Every modern GC algorithm used in JVM starts its job with finding out all objects that are still alive. This concept is best explained using the following picture representing your JVM’s memory layout:
First, GC defines some specific objects as Garbage Collection Roots. Examples of such GC roots are:
- Local variable and input parameters of the currently executing methods
- Active threads
- Static field of the loaded classes
- JNI references
Next, GC traverses the whole object graph in your memory, starting from those Garbage Collection Roots and following references from the roots to other objects, e.g. instance fields. Every object the GC visits is marked as alive.

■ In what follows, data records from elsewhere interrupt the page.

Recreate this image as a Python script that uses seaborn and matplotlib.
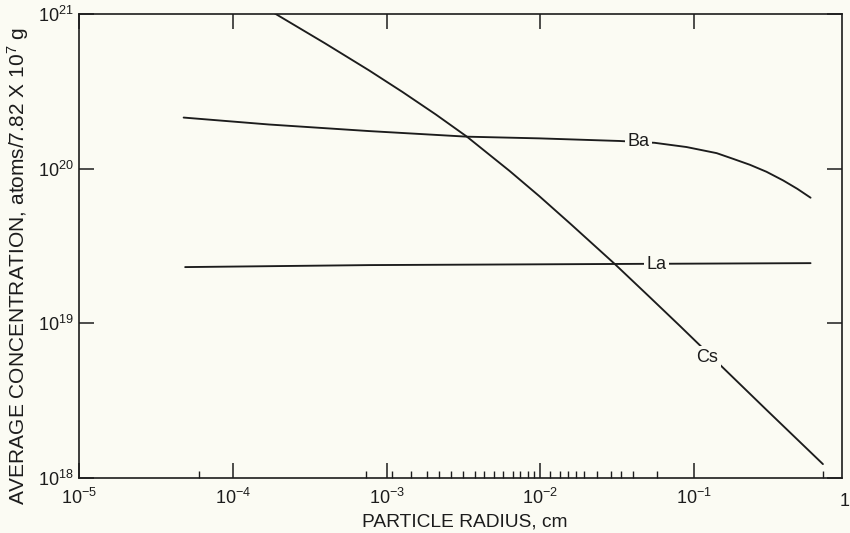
import numpy as np
import pandas as pd
import matplotlib
matplotlib.use("Agg")
import matplotlib.pyplot as plt
import seaborn as sns
from matplotlib.ticker import FixedLocator, NullFormatter, NullLocator

# ---------------- data ----------------
cs_radius = [1.78e-4, 3.98e-4, 7.69e-4, 1.27e-3, 2.09e-3, 3.33e-3, 4.86e-3, 6.31e-3,
             9.84e-3, 1.58e-2, 3.03e-2, 5.13e-2, 8.04e-2, 0.296, 0.687]
cs_conc = [1.04e21, 6.46e20, 4.32e20, 3.13e20, 2.24e20, 1.61e20, 1.19e20, 9.66e19,
           6.64e19, 4.37e19, 2.43e19, 1.48e19, 9.66e18, 2.75e18, 1.23e18]

ba_radius = [4.79e-5, 1.72e-4, 7.69e-4, 3.33e-3, 9.84e-3, 3.27e-2, 5.52e-2, 8.91e-2,
             0.140, 0.178, 0.230, 0.295, 0.379, 0.468, 0.571]
ba_conc = [2.14e20, 1.93e20, 1.75e20, 1.61e20, 1.57e20, 1.51e20, 1.47e20, 1.38e20,
           1.26e20, 1.16e20, 1.06e20, 9.55e19, 8.39e19, 7.41e19, 6.49e19]

la_radius = [4.9e-5, 7.76e-4, 5.0e-3, 3.03e-2, 0.571]
la_conc = [2.31e19, 2.38e19, 2.40e19, 2.42e19, 2.45e19]

# curve labels: (text, radius, concentration)
curve_labels = [("Ba", 4.36e-2, 1.50e20), ("La", 5.69e-2, 2.40e19), ("Cs", 0.122, 6.05e18)]

x_major = [1e-5, 1e-4, 1e-3, 1e-2, 1e-1]
x_major_labels = ["$10^{-5}$", "$10^{-4}$", "$10^{-3}$", "$10^{-2}$", "$10^{-1}$"]
x_minor = [6.0e-5, 7.33e-4, 1.09e-3, 1.44e-3, 1.82e-3, 2.20e-3, 2.64e-3, 3.16e-3,
           3.78e-3, 4.28e-3, 5.01e-3, 5.68e-3, 6.61e-3, 7.38e-3, 8.36e-3, 9.14e-3,
           1.16e-2, 1.35e-2, 1.51e-2, 1.71e-2, 1.91e-2, 2.33e-2, 2.89e-2, 3.36e-2,
           3.99e-2, 5.73e-2, 0.687]
y_major = [1e18, 1e19, 1e20, 1e21]
y_major_labels = ["$10^{18}$", "$10^{19}$", "$10^{20}$", "$10^{21}$"]

xlabel = "PARTICLE RADIUS, cm"
ylabel = "AVERAGE CONCENTRATION, atoms/7.82 X 10$^{7}$ g"

# ---------------- style ----------------
bg = "#fbfbf3"
ink = "#1c1c1c"
sns.set_style("ticks")
plt.rcParams["font.family"] = ["Liberation Sans", "DejaVu Sans"]
plt.rcParams["mathtext.default"] = "regular"

W, H = 850, 533
fig = plt.figure(figsize=(W / 100, H / 100), dpi=100, facecolor=bg)
L, R, T, B = 79, 842, 14, 478
ax = fig.add_axes([L / W, 1 - B / H, (R - L) / W, (B - T) / H])
ax.set_facecolor(bg)
ax.set_xscale("log")
ax.set_yscale("log")

frames = []
for name, xs, ys in [("Cs", cs_radius, cs_conc), ("Ba", ba_radius, ba_conc), ("La", la_radius, la_conc)]:
    frames.append(pd.DataFrame({"radius": xs, "conc": ys, "element": name}))
df = pd.concat(frames, ignore_index=True)

for name in ["Cs", "Ba", "La"]:
    sub = df[df["element"] == name]
    sns.lineplot(data=sub, x="radius", y="conc", ax=ax, color=ink, lw=1.35,
                 sort=False, estimator=None)

ax.set_xlim(1e-5, 10 ** -0.039)
ax.set_ylim(1e18, 1e21)

for txt, xv, yv in curve_labels:
    ax.text(xv, yv, txt, ha="center", va="center", fontsize=13, color=ink,
            bbox=dict(boxstyle="square,pad=0.15", fc=bg, ec="none"), zorder=5)

ax.xaxis.set_major_locator(FixedLocator(x_major))
ax.set_xticklabels(x_major_labels)
ax.xaxis.set_minor_locator(FixedLocator(x_minor))
ax.xaxis.set_minor_formatter(NullFormatter())
ax.yaxis.set_major_locator(FixedLocator(y_major))
ax.set_yticklabels(y_major_labels)
ax.yaxis.set_minor_locator(NullLocator())

ax.tick_params(axis="x", which="major", direction="in", length=11, width=1.1,
               top=True, bottom=True, pad=7, labelsize=13, colors=ink)
ax.tick_params(axis="x", which="minor", direction="in", length=5, width=1.0,
               top=False, bottom=True, colors=ink)
ax.tick_params(axis="y", which="major", direction="in", length=11, width=1.1,
               left=True, right=True, pad=4, labelsize=13, colors=ink)

for sp in ax.spines.values():
    sp.set_color(ink)
    sp.set_linewidth(1.2)
    sp.set_visible(True)

ax.annotate("1", xy=(1.0, 0), xycoords=("data", "axes fraction"),
            xytext=(-2.5, -11), textcoords="offset points", ha="center", va="top",
            fontsize=13, color=ink, annotation_clip=False)

ax.set_xlabel("")
ax.set_ylabel("")
fig.text(465 / W, 1 - 522 / H, xlabel, ha="center", va="center", fontsize=13.8, color=ink)
fig.text(18 / W, 1 - 266 / H, ylabel, ha="center", va="center", rotation=90,
         fontsize=15, color=ink)

fig.savefig("out.png", dpi=100, facecolor=bg)
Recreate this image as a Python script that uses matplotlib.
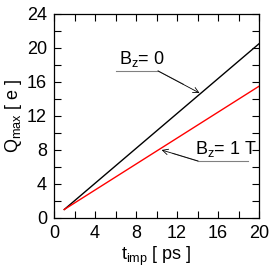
import matplotlib
matplotlib.use("Agg")
import matplotlib.pyplot as plt
from matplotlib.ticker import MultipleLocator

plt.rcParams['font.family'] = ['Liberation Sans', 'DejaVu Sans']
plt.rcParams['mathtext.fontset'] = 'custom'
plt.rcParams['mathtext.rm'] = 'Liberation Sans'
plt.rcParams['mathtext.it'] = 'Liberation Sans'

# data
t_imp = [1, 20]
q_bz0 = [1.0, 20.5]
q_bz1 = [1.0, 15.5]

fig = plt.figure(figsize=(2.73, 2.68), dpi=100)
ax = fig.add_axes([54/273, 1 - 218/268, 205/273, 204/268])

ax.plot(t_imp, q_bz0, color='black', lw=1.0)
ax.plot(t_imp, q_bz1, color='red', lw=1.0)

ax.set_xlim(0, 20)
ax.set_ylim(0, 24)
ax.xaxis.set_major_locator(MultipleLocator(4))
ax.xaxis.set_minor_locator(MultipleLocator(2))
ax.yaxis.set_major_locator(MultipleLocator(4))
ax.yaxis.set_minor_locator(MultipleLocator(2))
ax.tick_params(which='both', direction='in', top=True, right=True,
               labelsize=13, width=0.8, pad=5)
ax.tick_params(which='major', length=5)
ax.tick_params(which='minor', length=5)
for s in ax.spines.values():
    s.set_linewidth(0.9)

ax.set_xlabel(r'$\mathrm{t_{imp}}$ [ ps ]', fontsize=13, labelpad=2)
ax.set_ylabel(r'$\mathrm{Q_{max}}$ [ e ]', fontsize=13, labelpad=2)

# annotations
ax.text(6.3, 18.1, r'B$_\mathrm{z}$= 0', fontsize=13)
ax.plot([6.05, 10.15], [17.3, 17.3], color='gray', lw=0.8)
ax.annotate('', xy=(14.2, 14.7), xytext=(10.15, 17.3),
            arrowprops=dict(arrowstyle='->', color='black', lw=0.6,
                            shrinkA=0, shrinkB=0))
ax.plot([10.15, 12.6], [17.3, 15.75], color='gray', lw=0.8)

ax.text(13.75, 7.5, r'B$_\mathrm{z}$= 1 T', fontsize=13)
ax.plot([14.05, 18.9], [6.7, 6.7], color='gray', lw=0.8)
ax.annotate('', xy=(10.5, 8.0), xytext=(14.05, 6.7),
            arrowprops=dict(arrowstyle='->', color='black', lw=0.6,
                            shrinkA=0, shrinkB=0))
ax.plot([11.6, 14.05], [7.6, 6.7], color='gray', lw=0.8)

fig.savefig('out.png', dpi=100)
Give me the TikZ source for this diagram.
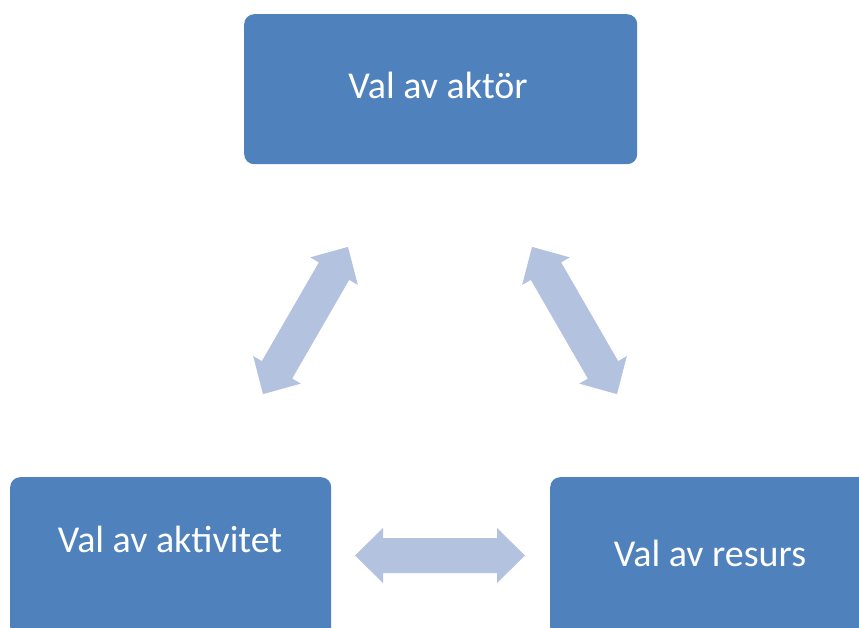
\documentclass[tikz,border=0pt]{standalone}
\usepackage{fontspec}
\setmainfont{Carlito}
\definecolor{boxblue}{HTML}{4F81BD}
\definecolor{arrowblue}{HTML}{B3C2DE}
\begin{document}
\begin{tikzpicture}[x=1pt,y=-1pt,
  box/.style={fill=boxblue, draw=none, rounded corners=10pt, inner sep=0pt, anchor=north west},
  lbl/.style={text=white, font=\fontsize{38}{42}\selectfont, anchor=base, inner sep=0pt},
  dblarrow/.style={fill=arrowblue, draw=none}]
\useasboundingbox (0,0) rectangle (859,628);
\clip (0,0) rectangle (859,628);
% boxes
\node[box, minimum width=393pt, minimum height=150pt] (actor) at (244,14) {};
\node[box, minimum width=321pt, minimum height=160pt] (activity) at (10,477) {};
\node[box, minimum width=321pt, minimum height=160pt] (resource) at (550,477) {};
% labels
\node[lbl] (tactor) at (438,99) {Val av aktör};
\node[lbl] (tactivity) at (170,552) {Val av aktivitet};
\node[lbl] (tresource) at (710,566) {Val av resurs};
% double arrows
\newcommand{\dblarrowshape}{(-85,0) -- (-57,-27.5) -- (-57,-17.5) -- (57,-17.5) -- (57,-27.5) -- (85,0) -- (57,27.5) -- (57,17.5) -- (-57,17.5) -- (-57,27.5) -- cycle}
\fill[dblarrow, shift={(305.5,320.5)}, rotate=60] \dblarrowshape;
\fill[dblarrow, shift={(574.5,320.5)}, rotate=-60] \dblarrowshape;
\fill[dblarrow, shift={(440,555.5)}] \dblarrowshape;
\end{tikzpicture}
\end{document}
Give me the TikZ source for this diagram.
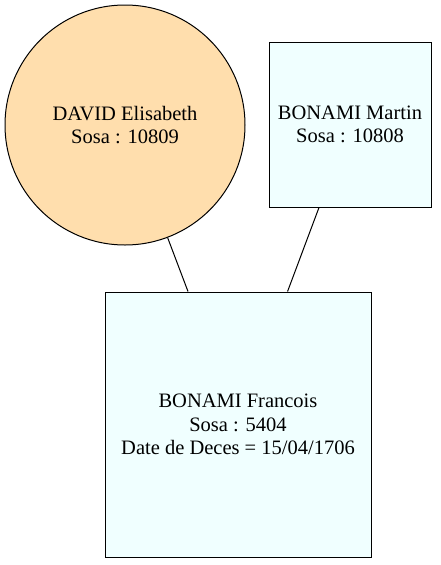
\documentclass[tikz,border=0pt]{standalone}
\usepackage{fontspec}
\setmainfont{Liberation Serif}
\usepackage{tikz}

\begin{document}
\begin{tikzpicture}[x=1pt,y=-1pt,line width=1pt,
    font=\fontsize{20.5}{23.5}\selectfont,
    person/.style={draw,align=center,inner sep=0pt}]

    % Fix the page to the reference size
    \useasboundingbox (0,0) rectangle (440,565);

    % The two parents
    \node[person,circle,fill={rgb,255:red,255;green,222;blue,173},minimum size=240pt]
        (david) at (125,125) {DAVID Elisabeth\\Sosa : 10809};
    \node[person,rectangle,fill={rgb,255:red,240;green,255;blue,255},
        minimum width=162pt,minimum height=165pt]
        (martin) at (350,124.5) {BONAMI Martin\\Sosa : 10808};

    % The child
    \node[person,rectangle,fill={rgb,255:red,240;green,255;blue,255},
        minimum width=266pt,minimum height=265pt]
        (francois) at (238,424.5) {BONAMI Francois\\Sosa : 5404\\Date de Deces = 15/04/1706};

    % Links between parents and child
    \draw (david) -- (francois);
    \draw (martin) -- (francois);

\end{tikzpicture}
\end{document}
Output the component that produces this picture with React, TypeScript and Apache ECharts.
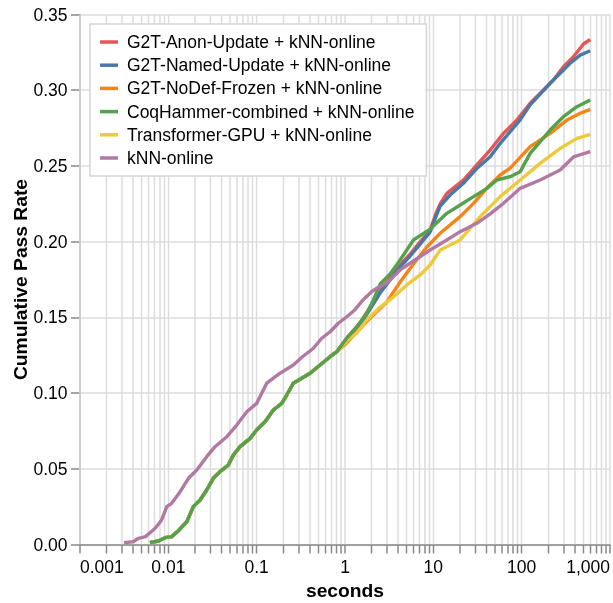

Live objects are represented as blue on the picture above. When the marking phase finishes, every live object is marked. All other objects (grey data structures on the picture above) are thus unreachable from the GC roots, implying that your application cannot use the unreachable objects anymore. Such objects are considered garbage and GC should get rid of them in the following phases.
There are important aspects to note about the marking phase:
- The application threads need to be stopped for the marking to happen as you cannot really traverse the graph if it keeps changing under your feet all the time. Such a situation when the application threads are temporarily stopped so that the JVM can indulge in housekeeping activities is called a safe point resulting in a Stop The World pause. Safe points can be triggered for different reasons but garbage collection is by far the most common reason for a safe point to be introduced.
- The duration of this pause depends neither on the total number of objects in heap nor on the size of the heap but on the number of alive objects. So increasing the size of the heap does not directly affect the duration of the marking phase.
When the mark phase is completed, the GC can proceed to the next step and start removing the unreachable objects.